On Fri, Dec 8, 2017 at 3:55 PM, Jonathan M Davis via Digitalmars-d <digitalmars-d@puremagic.com> wrote:
> On Friday, December 08, 2017 10:45:29 Steven Schveighoffer via Digitalmars-d wrote:
>> On 12/7/17 9:15 PM, Jonathan M Davis wrote:
>> > On Thursday, December 07, 2017 14:34:01 Timothee Cour via Digitalmars-d
>> >
>> > wrote:
>> >> I have a simple test case to reproduce in
>> >> https://issues.dlang.org/show_bug.cgi?id=18046
>> >> this seems like a serious bug; what would be a workaround when dealing
>> >> with shared libraries?
>> >
>> > If you're trying to unit test a shared library, I'd suggest just turning it into a static library for the tests. Alternatively, you can write the unit tests in an application that links against the shared library, but that means separating the tests from the code, which isn't ideal.
>>
>> I think you misunderstand. If there is a shared library being linked against, then the tests in your application don't run (see the bug report). Definitely a serious bug. I would be interested how they work on Linux with shared libraries, maybe it's a mac thing.
>
> Ah. I did misunderstand then. Yeah, that would be a big problem, and I don't know how you'd work around that except not using shared libraries for the unit test build, which may or may not be possible.
>
> - Jonathan M Davis
>
December 09, 2017
On Saturday, 9 December 2017 at 00:32:36 UTC, Timothee Cour wrote:
>>> They are on LDC; would be interesting to see whether the problem occurs there as well (I'm having issues with my Mac right now, so can't check myself until later).
>
> just updated bug report: same issue with ldc!

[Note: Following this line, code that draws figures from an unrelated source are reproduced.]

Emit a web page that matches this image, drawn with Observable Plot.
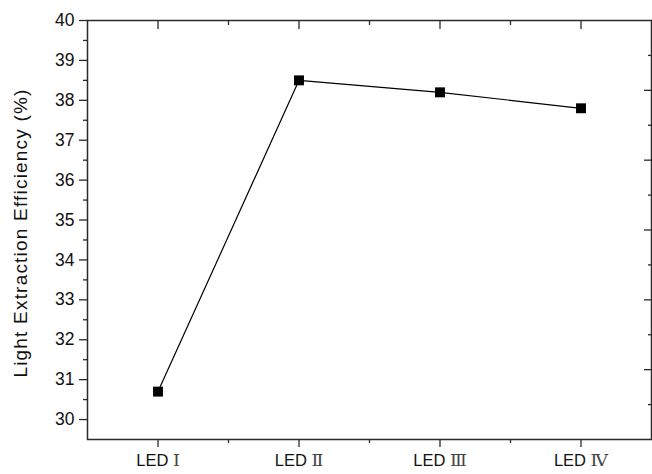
<!DOCTYPE html>
<html>
<head>
<meta charset="utf-8">
<script src="https://cdn.jsdelivr.net/npm/d3@7"></script>
<script src="https://cdn.jsdelivr.net/npm/@observablehq/plot@0.6"></script>
<style>
  html, body { margin: 0; padding: 0; background: #fff; }
</style>
</head>
<body>
<div id="chart"></div>
<script>
// ---- data ----
const categories = ["LED Ⅰ", "LED Ⅱ", "LED Ⅲ", "LED Ⅳ"];
const efficiency = [30.7, 38.5, 38.2, 37.8];
const yTicks = [30, 31, 32, 33, 34, 35, 36, 37, 38, 39, 40];
const yMinorTicks = [30.5, 31.5, 32.5, 33.5, 34.5, 35.5, 36.5, 37.5, 38.5, 39.5];
const xTicks = [1, 2, 3, 4];
const xMinorTicks = [1.5, 2.5, 3.5];
const rightTicks = [31.25, 33, 34.75, 36.5, 38.25];
const rightMinorTicks = [30.375, 32.125, 33.875, 35.625, 37.375, 39.125];
const yLabel = "Light Extraction Efficiency (%)";

const rows = categories.map((c, i) => ({idx: i + 1, cat: c, value: efficiency[i]}));
const axisColor = "#2a2a2a";

const chart = Plot.plot({
  width: 652,
  height: 474,
  marginLeft: 87,
  marginRight: 1,
  marginTop: 20,
  marginBottom: 35,
  style: {fontFamily: "'Liberation Sans', Arial, sans-serif", background: "#fff", color: "#111"},
  x: {type: "linear", domain: [0.5, 4.5]},
  y: {domain: [29.5, 40]},
  marks: [
    // left axis
    Plot.axisY({anchor: "left", ticks: yTicks, tickSize: 8, tickPadding: 5, fontSize: 17.5, label: null, stroke: axisColor, strokeWidth: 1.3, tickFormat: d => d}),
    Plot.axisY({anchor: "left", ticks: yMinorTicks, tickSize: 4, text: null, label: null, stroke: axisColor, strokeWidth: 1.3}),
    // right axis (inward, no labels)
    Plot.axisY({anchor: "right", ticks: rightTicks, tickSize: -8, text: null, label: null, stroke: axisColor, strokeWidth: 1.3}),
    Plot.axisY({anchor: "right", ticks: rightMinorTicks, tickSize: -4, text: null, label: null, stroke: axisColor, strokeWidth: 1.3}),
    // bottom axis
    Plot.axisX({anchor: "bottom", ticks: xTicks, tickSize: 8, tickPadding: 7, fontSize: 16.5, label: null, stroke: axisColor, strokeWidth: 1.3, tickFormat: i => categories[i - 1]}),
    Plot.axisX({anchor: "bottom", ticks: xMinorTicks, tickSize: 4, text: null, label: null, stroke: axisColor, strokeWidth: 1.3}),
    // top axis (inward)
    Plot.axisX({anchor: "top", ticks: xTicks, tickSize: -8, text: null, label: null, stroke: axisColor, strokeWidth: 1.3}),
    Plot.axisX({anchor: "top", ticks: xMinorTicks, tickSize: -4, text: null, label: null, stroke: axisColor, strokeWidth: 1.3}),
    Plot.frame({stroke: axisColor, strokeWidth: 1.5}),
    // y label
    Plot.text([yLabel], {frameAnchor: "left", rotate: -90, dx: -67, dy: 3, fontSize: 19, fill: "#111", textAnchor: "middle"}),
    // data
    Plot.line(rows, {x: "idx", y: "value", stroke: "#000", strokeWidth: 1.2}),
    Plot.dot(rows, {x: "idx", y: "value", symbol: "square", r: 5.6, fill: "#000", stroke: "none"})
  ]
});

// y label letter spacing
d3.select(chart).selectAll("text").filter(function() { return d3.select(this).text() === yLabel; })
  .attr("letter-spacing", "1.2px");

// Render Roman numerals in a serif face as in the original
d3.select(chart).selectAll('g[aria-label="x-axis tick label"] text').each(function() {
  const t = d3.select(this);
  const s = t.text();
  const parts = s.split(" ");
  t.text(null);
  t.append("tspan").text(parts[0] + " ");
  t.append("tspan").attr("font-family", "'DejaVu Serif', 'Liberation Serif', 'Noto Sans CJK SC', serif").attr("fill", "#444").attr("font-size", "17.5").text(parts.slice(1).join(" "));
});

document.getElementById("chart").appendChild(chart);
</script>
</body>
</html>
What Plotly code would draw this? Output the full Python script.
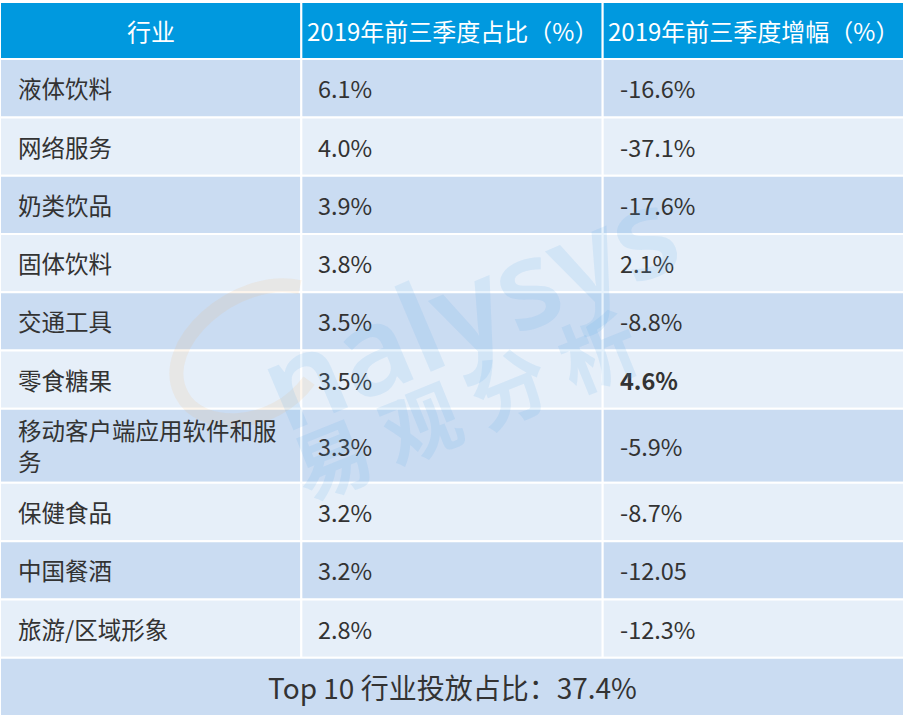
import plotly.graph_objects as go

# table content
headers = ["行业", "2019年前三季度占比（%）", "2019年前三季度增幅（%）"]
industries = ["液体饮料", "网络服务", "奶类饮品", "固体饮料", "交通工具", "零食糖果",
              "移动客户端应用软件和服<br>务", "保健食品", "中国餐酒", "旅游/区域形象"]
share = ["6.1%", "4.0%", "3.9%", "3.8%", "3.5%", "3.5%", "3.3%", "3.2%", "3.2%", "2.8%"]
growth = ["-16.6%", "-37.1%", "-17.6%", "2.1%", "-8.8%", "<b>4.6%</b>", "-5.9%", "-8.7%", "-12.05", "-12.3%"]
footer = "Top 10 行业投放占比：37.4%"

HEAD = "#0099df"
ODD = "#cadcf2"
EVEN = "#e6eff9"
TXT = "#333333"
FONT = "Noto Sans CJK SC"
WM = "rgba(90,170,235,0.14)"
W, H = 909, 718

# row heights in row units (header, body rows, footer)
body_h = [1.27 if "<br>" in s else 1 for s in industries]
heights = [0.98] + body_h + [1]
tops = [sum(heights[:i]) for i in range(len(heights))]
total = sum(heights)
columns = [industries, share, growth]

fig = go.Figure()
shapes, notes = [], []

def cell(x0, x1, r, fill):
    shapes.append(dict(type="rect", xref="x", yref="y", x0=x0, x1=x1,
                       y0=tops[r], y1=tops[r] + heights[r], fillcolor=fill,
                       line=dict(color="white", width=2), layer="below"))

# header
for c, h in enumerate(headers):
    cell(c, c + 1, 0, HEAD)
    notes.append(dict(x=c + 0.5, y=tops[0] + heights[0] / 2, text=h, showarrow=False,
                      xref="x", yref="y", font=dict(family=FONT, size=24, color="white")))

# body
for i in range(len(industries)):
    r = i + 1
    fill = ODD if i % 2 == 0 else EVEN
    for c, col in enumerate(columns):
        cell(c, c + 1, r, fill)
        notes.append(dict(x=c, y=tops[r] + heights[r] / 2, text=col[i], showarrow=False,
                          xref="x", yref="y", xanchor="left", align="left",
                          xshift=15 if c else 16,
                          font=dict(family=FONT, size=23.5, color=TXT)))

# footer
r = len(heights) - 1
cell(0, 3, r, ODD)
notes.append(dict(x=1.5, y=tops[r] + heights[r] / 2, text=footer, showarrow=False,
                  xref="x", yref="y", font=dict(family=FONT, size=28, color=TXT)))

# watermark
notes.append(dict(x=0.515, y=0.575, xref="paper", yref="paper", text="nalysys",
                  showarrow=False, textangle=-23,
                  font=dict(family="Noto Sans", size=122, color=WM, weight=600)))
notes.append(dict(x=0.51, y=0.44, xref="paper", yref="paper", text="<b>易 观 分 析</b>",
                  showarrow=False, textangle=-22,
                  font=dict(family=FONT, size=78, color=WM)))
shapes.append(dict(type="path", xref="paper", yref="paper",
                   path="M 0.33,0.60 C 0.26,0.62 0.17,0.52 0.20,0.45 "
                        "C 0.22,0.40 0.30,0.40 0.34,0.47",
                   line=dict(color="rgba(240,180,110,0.13)", width=14), layer="above"))

fig.add_trace(go.Scatter(x=[0, 3], y=[0, total], mode="markers",
                         marker=dict(opacity=0), hoverinfo="skip", showlegend=False))

fig.update_layout(width=W, height=H, margin=dict(l=0, r=0, t=0, b=0),
                  paper_bgcolor="white", plot_bgcolor="white",
                  shapes=shapes, annotations=notes,
                  xaxis=dict(range=[0, 3], domain=[0, 904 / W], visible=False, fixedrange=True),
                  yaxis=dict(range=[total, 0], domain=[1 - 716 / H, 1 - 2 / H],
                             visible=False, fixedrange=True))

fig.write_html("out.html", config={"displayModeBar": False},
               post_script="document.body.style.margin = '0';")
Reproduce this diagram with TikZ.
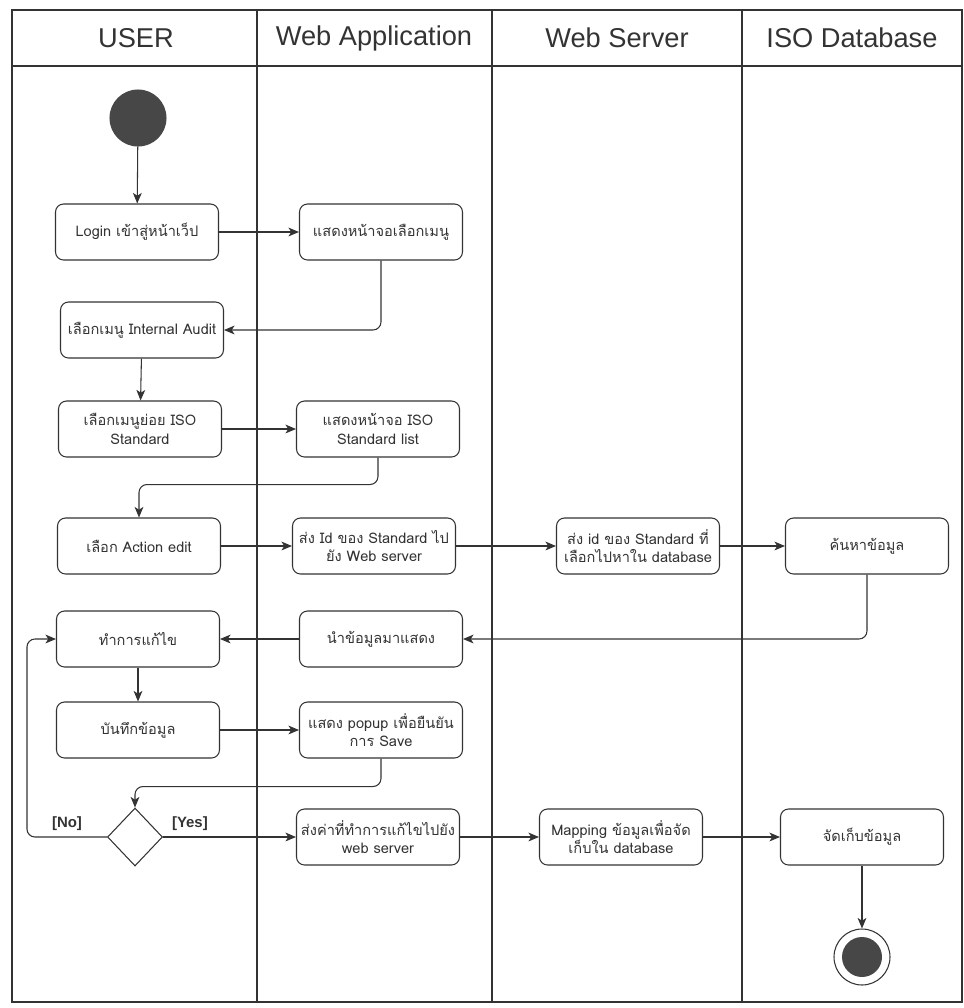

Only if not linking against the shared runtime libraries, which is always required to get shared library support in LDC. (We should probably figure out a way to warn about this.)

> a lot of things work with shared libraries on OSX, it would be great if this worked too. It's not because shared libraries are not 100% fully officially supported that we should ignore this issue. Certain use cases are impossible without using shared libraries.

Solution: Use LDC and be happy. ;)

As far as partial support goes, you can't really build parts of a house without pouring the foundation first. Unit test support is one of the "upper storey" language niceties without too many cross-dependencies, but it builds on the underlying runtime machinery. Are you sure your program can work sensibly when the GC starts collecting random live objects? Or thread-local storage doesn't work from shared libraries? When module constructors aren't run? Do your tests comprehensively detect any sporadic issues with these?

If you find any dylib-related bugs in LDC, it will be easily possible to fix them, since all the groundwork is in place. But you can't expect to paper over a hole in the floor and then continue to build on top of that; that is to just hack unit test support into DMD in a sensible fashion without supporting the rest of it.

(Feel free to just port "my" LDC/macOS implementation to DMD, though; the hardest work has already been done, especially given Jacob's (?) recent work on native TLS for DMD.)